I am trying to understand how to apply Fubini's Theorem to the following lemma
Suppose $A \subset \mathbb{R}^n$ is a compact subset whose intersection with $\left\{ c \right\} \times \mathbb{R}^{n-1}$ has $n-1$-dimensional measure zero for every $c \in \mathbb{R}$. Then $A$ has $n$-dimensional measure zero.
The author claims this lemma follows easily from Fubini's theorem. I was trying trying to spot how to apply the theorem by observing
$$ A = \bigcup_{c \in \mathbb{R}} \left(\left\{ c \right\} \times \mathbb{R}^{n-1} \right) \cap A $$
So $m(A) = m(\bigcup_{c \in \mathbb{R}} \left(\left\{ c \right\} \times \mathbb{R}^{n-1} \cap A\right))$ (here $m$ is the Lebesgue measure) but I don't know if this is any useful (I guess I was trying to write $A$ as product space so I could apply the theorem, but it doesn't look like I am going anywhere with this.
Can you maybe explain how to apply the theorem?

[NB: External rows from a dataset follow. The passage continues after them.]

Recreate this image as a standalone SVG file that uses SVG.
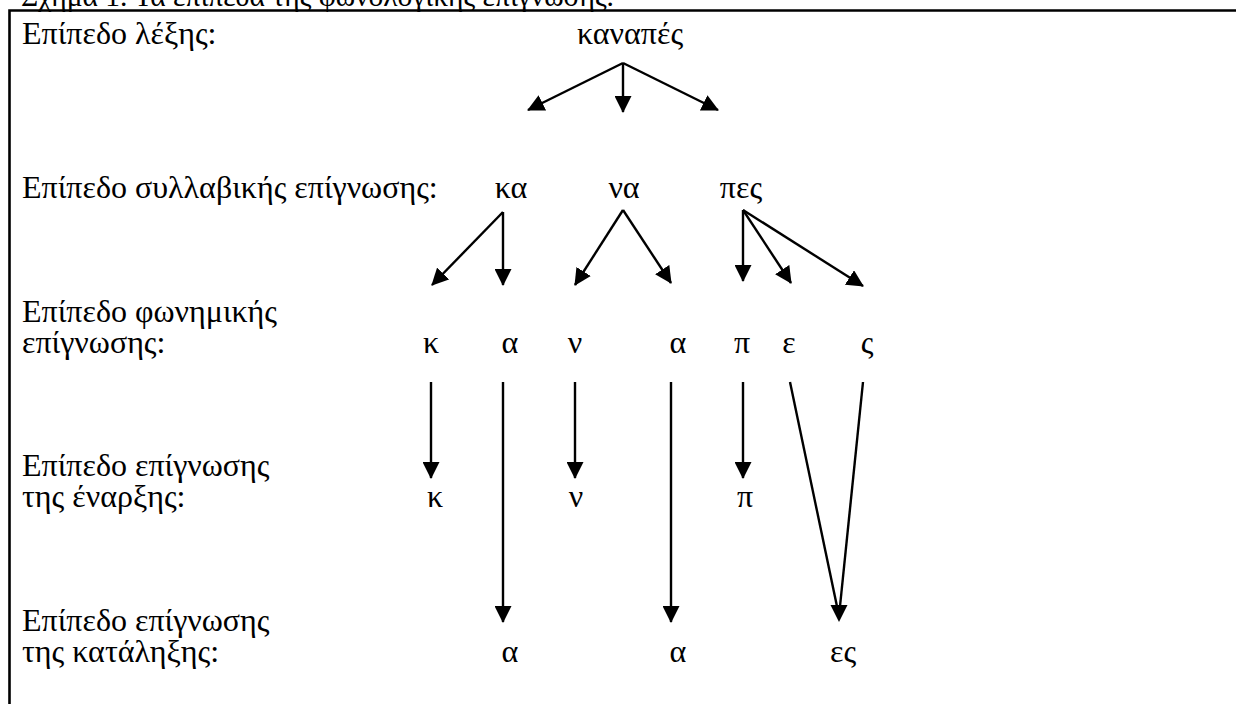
<svg xmlns="http://www.w3.org/2000/svg" width="1236" height="704" viewBox="0 0 1236 704">
<style>
text{font-family:"Liberation Serif","Times New Roman",serif;font-size:32px;fill:#000}
.m{text-anchor:middle}
.c line{stroke:#000;stroke-width:2.4;fill:none}
.c .a{marker-end:url(#ah)}
.c path{fill:#000}
</style>
<defs>
<marker id="ah" viewBox="0 0 17 17" refX="16" refY="8.5" markerWidth="17" markerHeight="17" markerUnits="userSpaceOnUse" orient="auto">
<path d="M0,0 L17,8.5 L0,17 z" fill="#000"/>
</marker>
</defs>
<rect width="1236" height="704" fill="#fff"/>
<text x="21" y="6" style="font-size:29.5px">Σχήμα 1. Τα επίπεδα της φωνολογικής επίγνωσης.</text>
<path d="M9.5,720 V10.5 H1250" fill="none" stroke="#000" stroke-width="2.6"/>
<g id="labels">
<text x="22" y="44">Επίπεδο λέξης:</text>
<text x="22" y="198">Επίπεδο συλλαβικής επίγνωσης:</text>
<text x="22" y="322">Επίπεδο φωνημικής<tspan x="22" dy="31">επίγνωσης:</tspan></text>
<text x="22" y="476">Επίπεδο επίγνωσης<tspan x="22" dy="31">της έναρξης:</tspan></text>
<text x="22" y="631">Επίπεδο επίγνωσης<tspan x="22" dy="31">της κατάληξης:</tspan></text>
</g>
<g id="word"><text class="m" x="630" y="44">καναπές</text></g>
<g id="syl-ka"><text class="m" x="511" y="198">κα</text></g>
<g id="syl-na"><text class="m" x="624" y="198">να</text></g>
<g id="syl-pes"><text class="m" x="741" y="198">πες</text></g>
<g id="ph-k"><text class="m" x="431" y="353">κ</text></g>
<g id="ph-a1"><text class="m" x="510" y="353">α</text></g>
<g id="ph-n"><text class="m" x="575" y="353">ν</text></g>
<g id="ph-a2"><text class="m" x="678" y="353">α</text></g>
<g id="ph-p"><text class="m" x="742" y="353">π</text></g>
<g id="ph-e"><text class="m" x="789" y="353">ε</text></g>
<g id="ph-s"><text class="m" x="867" y="353">ς</text></g>
<g id="on-k"><text class="m" x="435" y="507">κ</text></g>
<g id="on-n"><text class="m" x="576" y="507">ν</text></g>
<g id="on-p"><text class="m" x="745" y="507">π</text></g>
<g id="end-a1"><text class="m" x="510" y="662">α</text></g>
<g id="end-a2"><text class="m" x="678" y="662">α</text></g>
<g id="end-es"><text class="m" x="843" y="662">ες</text></g>
<g id="connectors" class="c">
<line class="a" x1="623" y1="63" x2="528" y2="110"/>
<line class="a" x1="623" y1="63" x2="623" y2="112"/>
<line class="a" x1="623" y1="63" x2="718" y2="110"/>
<line class="a" x1="503" y1="212" x2="432" y2="285"/>
<line class="a" x1="503" y1="212" x2="503" y2="285"/>
<line class="a" x1="623" y1="210" x2="575" y2="285"/>
<line class="a" x1="623" y1="210" x2="671" y2="283"/>
<line class="a" x1="743" y1="210" x2="743" y2="281"/>
<line class="a" x1="743" y1="210" x2="791" y2="283"/>
<line class="a" x1="743" y1="210" x2="863" y2="286"/>
<line class="a" x1="431" y1="382" x2="431" y2="478"/>
<line class="a" x1="503" y1="382" x2="503" y2="622"/>
<line class="a" x1="575" y1="382" x2="575" y2="478"/>
<line class="a" x1="671" y1="382" x2="671" y2="622"/>
<line class="a" x1="743" y1="382" x2="743" y2="478"/>
<line x1="790" y1="382" x2="839" y2="616"/>
<line x1="863" y1="382" x2="839" y2="616"/>
<path d="M830.5,605 L847.5,605 L839,622 z"/>
</g>
</svg>
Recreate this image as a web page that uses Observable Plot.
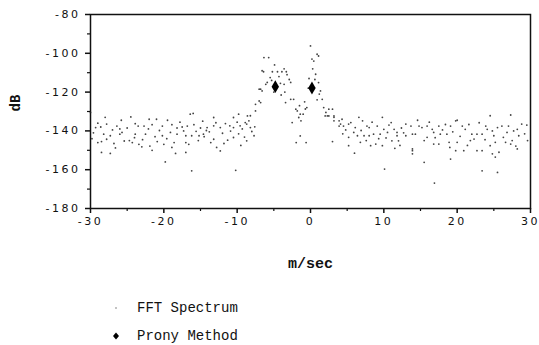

I'll answer my own question, since I was encouraged to do so, however I think my use of notation isn't correct and it would be great if anyone would check. I'll denote with $m_n$ the $n$-dimensional Lebesgue measure and $\chi_A$ the characteristic function of the set $A$. Now we have
$$ m_{n}(A) = \int_{A} dm_n = \int_{\mathbb{R}^n} \chi_A dm_n = \int_{\mathbb{R}\times \mathbb{R}^{n-1}} \chi_A dm_n = \int_{\mathbb{R}} \int_{\mathbb{R}^{n-1}} \chi_A d(m \times m_{n-1}) = \int_{\mathbb{R}} \left( \int_{\mathbb{R}^{n-1}} \chi_A dm_{n-1} \right) \times dm = \int_{\mathbb{R}} \left( \int_{\mathbb{R}^{n-1}} \chi_A(x^1,\ldots,x^n) dm_{n-1}(x^2,\ldots,x^n) \right) \times dm(x^1) = \int_{\mathbb{R}} \left( \int_{A \cap \left\{ x^1 \right\} \times \mathbb{R}^{n-1}} dm_{n-1}(x^2,\ldots,x^n) \right) \times dm(x^1) = \int_{\mathbb{R}} m_{n-1}(A \cap \left\{ x^1 \right\} \times \mathbb{R}^{n-1}) d_m(x^1) $$
By hypothesis we have
$$ m_{n-1}(A \cap \left\{ x^1 \right\} \times \mathbb{R}^{n-1}) = 0 $$
So we have $m_n(A) = 0$
My only doubt is the writing of
$$ \int_{\mathbb{R}^{n-1}} \chi_A d m_{n-1} = \int_{A \cap \left\{ x^1 \right\} \times \mathbb{R}^{n-1}} dm_{n-1} $$
Is it correct?
I think I can justify by defining the family of functions $\left\{ \varphi_{x^1} \right\}$ where $$ \varphi_{x^1} : \mathbb{R}^{n-1} \to A\cap\left\{ x^1 \right\} \times \mathbb{R}^{n-1} $$ for every $x^1 \in \mathbb{R}$ this is defined as $\varphi_{x^1}(x^2,\ldots,x^n) = \left( x^1,x^2,\dots, x^n \right)$
With this definition I can write $$ \int_{\mathbb{R}^{n-1}} \chi_A d m_{n-1} = \int_{\varphi_{x^1}^{-1} (A\cap\left\{ x^1 \right\} \times \mathbb{R}^{n-1})} \chi_A \circ \varphi_{x^1} (x^2,\ldots,x^n) d \left( m_{n-1} \circ \varphi_{x^1}\right)(x^1,x^2,\ldots,x^n) = \int_{\varphi_{x^1}^{-1} (A\cap\left\{ x^1 \right\} \times \mathbb{R}^{n-1})} \chi_{\varphi_{x^1}^{-1} (A\cap\left\{ x^1 \right\} \times \mathbb{R}^{n-1})} (x^2,\ldots,x^n) d \left( m_{n-1} \circ \varphi_{x^1}\right)(x^1,x^2,\ldots,x^n) = \int_{\varphi_{x^1}^{-1} (A\cap\left\{ x^1 \right\} \times \mathbb{R}^{n-1})} d \left( m_{n-1} \circ \varphi_{x^1}\right)(x^1,x^2,\ldots,x^n) = \left( m_{n-1} \circ \varphi_{x^1}^{-1} \right) (A\cap\left\{ x^1 \right\} \times \mathbb{R}^{n-1}) $$
I think this looks more correct, but I am still in doubt... I think I am getting closer anyway.